Omit the pictures and return every entry exactly as written.

Plotting code records
-.-.-

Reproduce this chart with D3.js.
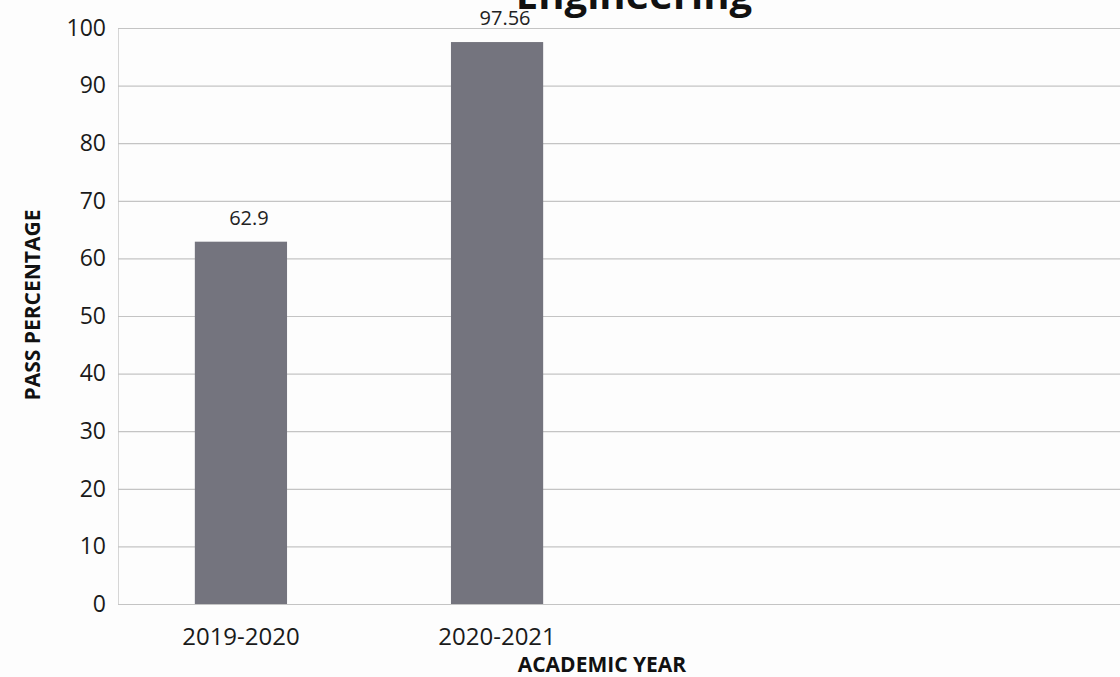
<!DOCTYPE html>
<html><head><meta charset="utf-8">
<script src="https://cdn.jsdelivr.net/npm/d3@7"></script>
<style>body{margin:0;background:#fdfdfd}svg{display:block}</style>
</head><body>
<svg id="c" width="1120" height="677"></svg>
<script>
const categories = ["2019-2020", "2020-2021"];
const passPct = [62.9, 97.56];
const yTicks = [0, 10, 20, 30, 40, 50, 60, 70, 80, 90, 100];
const chartTitle = "Engineering";
const yTitle = "PASS PERCENTAGE";
const xTitle = "ACADEMIC YEAR";

(function () {
const svg = d3.select("#c");
const font = "'Open Sans', 'Noto Sans', sans-serif";
const mLeft = 118, mRight = 1120, mTop = 28, mBottom = 604;

const y = d3.scaleLinear().domain([0, 100]).range([mBottom, mTop]);
const x = d3.scaleBand().domain(categories).range([mLeft, mLeft + 2 * 251]).paddingInner(0.64).paddingOuter(0.30);

// gridlines
const yAxis = d3.axisLeft(y).tickValues(yTicks).tickSize(-(mRight - mLeft)).tickPadding(12).tickFormat(d3.format("d"));
const gy = svg.append("g").attr("transform", `translate(${mLeft},0)`).call(yAxis);
gy.select(".domain").attr("stroke", "#d6d6d6");
gy.selectAll(".tick line").attr("stroke", "#c4c4c4").attr("stroke-width", 1.2);
gy.selectAll(".tick text").attr("font-family", font).attr("font-size", 23).attr("fill", "#1a1a1a");

// bars
svg.append("g").selectAll("rect").data(passPct).join("rect")
  .attr("x", (d, i) => x(categories[i]))
  .attr("width", x.bandwidth())
  .attr("y", d => y(d))
  .attr("height", d => y(0) - y(d))
  .attr("fill", "#74747e");

// value labels
svg.append("g").selectAll("text").data(passPct).join("text")
  .attr("x", (d, i) => x(categories[i]) + x.bandwidth() / 2 + 8)
  .attr("y", d => y(d) - 17)
  .attr("text-anchor", "middle")
  .attr("font-family", font).attr("font-size", 20).attr("fill", "#222")
  .text(d => d);

// x axis labels
const xAxis = d3.axisBottom(x).tickSize(0).tickPadding(24);
const gx = svg.append("g").attr("transform", `translate(0,${mBottom})`).call(xAxis);
gx.select(".domain").attr("stroke", "#c4c4c4");
gx.selectAll(".tick text").attr("font-family", font).attr("font-size", 24).attr("fill", "#1a1a1a");

// titles
svg.append("text").attr("x", 634).attr("y", 9).attr("text-anchor", "middle")
  .attr("font-family", font).attr("font-weight", "bold").attr("font-size", 40).attr("fill", "#111").text(chartTitle);
svg.append("text").attr("transform", "translate(40,305) rotate(-90)").attr("text-anchor", "middle")
  .attr("font-family", font).attr("font-weight", "bold").attr("font-size", 21).attr("fill", "#111").text(yTitle);
svg.append("text").attr("x", 602).attr("y", 672).attr("text-anchor", "middle")
  .attr("font-family", font).attr("font-weight", "bold").attr("font-size", 21).attr("fill", "#111").text(xTitle);
})();
</script>
</body></html>
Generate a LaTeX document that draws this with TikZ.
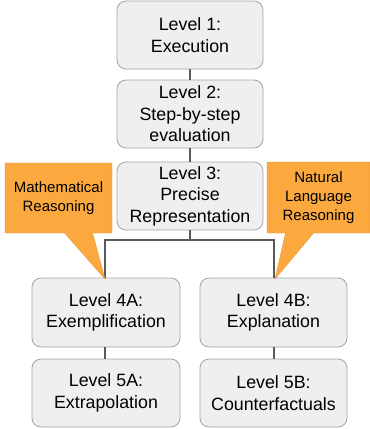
\documentclass[tikz,border=0pt]{standalone}
\usepackage{fontspec}
\setmainfont{Liberation Sans}
\usetikzlibrary{positioning, calc, shapes.callouts}
\definecolor{boxfill}{HTML}{EFEFEF}
\definecolor{boxline}{HTML}{A3A3A3}
\definecolor{calloutfill}{HTML}{FBA83F}
\definecolor{calloutline}{HTML}{E39A3C}
\definecolor{linkgray}{HTML}{595959}

\begin{document}
\begin{tikzpicture}[x=1pt, y=-1pt,
            level/.style={rectangle, rounded corners=9pt, draw=boxline, fill=boxfill, thick, minimum width=146pt, minimum height=68pt, align=center, inner sep=2pt, font=\fontsize{17.8}{21.5}\selectfont},
            note/.style={rectangle callout, draw=calloutline, fill=calloutfill, callout pointer width=28pt, align=center, inner sep=2pt, font=\fontsize{15}{19}\selectfont},
            link/.style={line width=2.2pt, linkgray}
        ]
            \useasboundingbox (0,0) rectangle (370,429);

            % --- levels ---
            \node[level] (l1) at (190,35) {Level 1:\\Execution};
            \node[level] (l2) at (190,114) {Level 2:\\Step-by-step\\evaluation};
            \node[level] (l3) at (190,196) {Level 3:\\Precise\\Representation};
            \node[level, minimum width=148pt, minimum height=69pt] (l4a) at (106,312.5) {Level 4A:\\Exemplification};
            \node[level, minimum width=147pt, minimum height=69pt] (l4b) at (273.5,312.5) {Level 4B:\\Explanation};
            \node[level, minimum width=148pt] (l5a) at (106,393) {Level 5A:\\Extrapolation};
            \node[level, minimum width=147pt] (l5b) at (273.5,393) {Level 5B:\\Counterfactuals};

            % --- links ---
            \coordinate (split) at (190,240);
            \draw[link] (l1) -- (l2);
            \draw[link] (l2) -- (l3);
            \draw[link] (l3) -- (split) -| (l4a.north -| 105,0);
            \draw[link] (split) -| (l4b.north -| 274,0);
            \draw[link] (l4a.south -| 105,0) -- (l5a.north -| 105,0);
            \draw[link] (l4b.south -| 274,0) -- (l5b.north -| 274,0);

            % --- callouts ---
            \node[note, minimum width=107pt, minimum height=70pt, callout absolute pointer={(105,279)}] (math) at (58.5,198) {Mathematical\\Reasoning};
            \node[note, minimum width=103pt, minimum height=71pt, callout absolute pointer={(275,279)}] (natural) at (318.5,197.5) {Natural\\Language\\Reasoning};
        \end{tikzpicture}
\end{document}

-.-.-

▸ **Exercise response**:
Reproduce this chart with D3.js.
<!DOCTYPE html>
<html><head><meta charset="utf-8">
<script src="https://cdn.jsdelivr.net/npm/d3@7"></script>
<style>body{margin:0;background:#fdfdfd}svg{display:block}</style>
</head><body>
<svg id="c" width="1120" height="677"></svg>
<script>
const categories = ["2019-2020", "2020-2021"];
const passPct = [62.9, 97.56];
const yTicks = [0, 10, 20, 30, 40, 50, 60, 70, 80, 90, 100];
const chartTitle = "Engineering";
const yTitle = "PASS PERCENTAGE";
const xTitle = "ACADEMIC YEAR";

(function () {
const svg = d3.select("#c");
const font = "'Open Sans', 'Noto Sans', sans-serif";
const mLeft = 118, mRight = 1120, mTop = 28, mBottom = 604;

const y = d3.scaleLinear().domain([0, 100]).range([mBottom, mTop]);
const x = d3.scaleBand().domain(categories).range([mLeft, mLeft + 2 * 251]).paddingInner(0.64).paddingOuter(0.30);

// gridlines
const yAxis = d3.axisLeft(y).tickValues(yTicks).tickSize(-(mRight - mLeft)).tickPadding(12).tickFormat(d3.format("d"));
const gy = svg.append("g").attr("transform", `translate(${mLeft},0)`).call(yAxis);
gy.select(".domain").attr("stroke", "#d6d6d6");
gy.selectAll(".tick line").attr("stroke", "#c4c4c4").attr("stroke-width", 1.2);
gy.selectAll(".tick text").attr("font-family", font).attr("font-size", 23).attr("fill", "#1a1a1a");

// bars
svg.append("g").selectAll("rect").data(passPct).join("rect")
  .attr("x", (d, i) => x(categories[i]))
  .attr("width", x.bandwidth())
  .attr("y", d => y(d))
  .attr("height", d => y(0) - y(d))
  .attr("fill", "#74747e");

// value labels
svg.append("g").selectAll("text").data(passPct).join("text")
  .attr("x", (d, i) => x(categories[i]) + x.bandwidth() / 2 + 8)
  .attr("y", d => y(d) - 17)
  .attr("text-anchor", "middle")
  .attr("font-family", font).attr("font-size", 20).attr("fill", "#222")
  .text(d => d);

// x axis labels
const xAxis = d3.axisBottom(x).tickSize(0).tickPadding(24);
const gx = svg.append("g").attr("transform", `translate(0,${mBottom})`).call(xAxis);
gx.select(".domain").attr("stroke", "#c4c4c4");
gx.selectAll(".tick text").attr("font-family", font).attr("font-size", 24).attr("fill", "#1a1a1a");

// titles
svg.append("text").attr("x", 634).attr("y", 9).attr("text-anchor", "middle")
  .attr("font-family", font).attr("font-weight", "bold").attr("font-size", 40).attr("fill", "#111").text(chartTitle);
svg.append("text").attr("transform", "translate(40,305) rotate(-90)").attr("text-anchor", "middle")
  .attr("font-family", font).attr("font-weight", "bold").attr("font-size", 21).attr("fill", "#111").text(yTitle);
svg.append("text").attr("x", 602).attr("y", 672).attr("text-anchor", "middle")
  .attr("font-family", font).attr("font-weight", "bold").attr("font-size", 21).attr("fill", "#111").text(xTitle);
})();
</script>
</body></html>
Generate a LaTeX document that draws this with TikZ.
\documentclass[tikz,border=0pt]{standalone}
\usepackage{fontspec}
\setmainfont{Liberation Sans}
\usetikzlibrary{positioning, calc, shapes.callouts}
\definecolor{boxfill}{HTML}{EFEFEF}
\definecolor{boxline}{HTML}{A3A3A3}
\definecolor{calloutfill}{HTML}{FBA83F}
\definecolor{calloutline}{HTML}{E39A3C}
\definecolor{linkgray}{HTML}{595959}

\begin{document}
\begin{tikzpicture}[x=1pt, y=-1pt,
            level/.style={rectangle, rounded corners=9pt, draw=boxline, fill=boxfill, thick, minimum width=146pt, minimum height=68pt, align=center, inner sep=2pt, font=\fontsize{17.8}{21.5}\selectfont},
            note/.style={rectangle callout, draw=calloutline, fill=calloutfill, callout pointer width=28pt, align=center, inner sep=2pt, font=\fontsize{15}{19}\selectfont},
            link/.style={line width=2.2pt, linkgray}
        ]
            \useasboundingbox (0,0) rectangle (370,429);

            % --- levels ---
            \node[level] (l1) at (190,35) {Level 1:\\Execution};
            \node[level] (l2) at (190,114) {Level 2:\\Step-by-step\\evaluation};
            \node[level] (l3) at (190,196) {Level 3:\\Precise\\Representation};
            \node[level, minimum width=148pt, minimum height=69pt] (l4a) at (106,312.5) {Level 4A:\\Exemplification};
            \node[level, minimum width=147pt, minimum height=69pt] (l4b) at (273.5,312.5) {Level 4B:\\Explanation};
            \node[level, minimum width=148pt] (l5a) at (106,393) {Level 5A:\\Extrapolation};
            \node[level, minimum width=147pt] (l5b) at (273.5,393) {Level 5B:\\Counterfactuals};

            % --- links ---
            \coordinate (split) at (190,240);
            \draw[link] (l1) -- (l2);
            \draw[link] (l2) -- (l3);
            \draw[link] (l3) -- (split) -| (l4a.north -| 105,0);
            \draw[link] (split) -| (l4b.north -| 274,0);
            \draw[link] (l4a.south -| 105,0) -- (l5a.north -| 105,0);
            \draw[link] (l4b.south -| 274,0) -- (l5b.north -| 274,0);

            % --- callouts ---
            \node[note, minimum width=107pt, minimum height=70pt, callout absolute pointer={(105,279)}] (math) at (58.5,198) {Mathematical\\Reasoning};
            \node[note, minimum width=103pt, minimum height=71pt, callout absolute pointer={(275,279)}] (natural) at (318.5,197.5) {Natural\\Language\\Reasoning};
        \end{tikzpicture}
\end{document}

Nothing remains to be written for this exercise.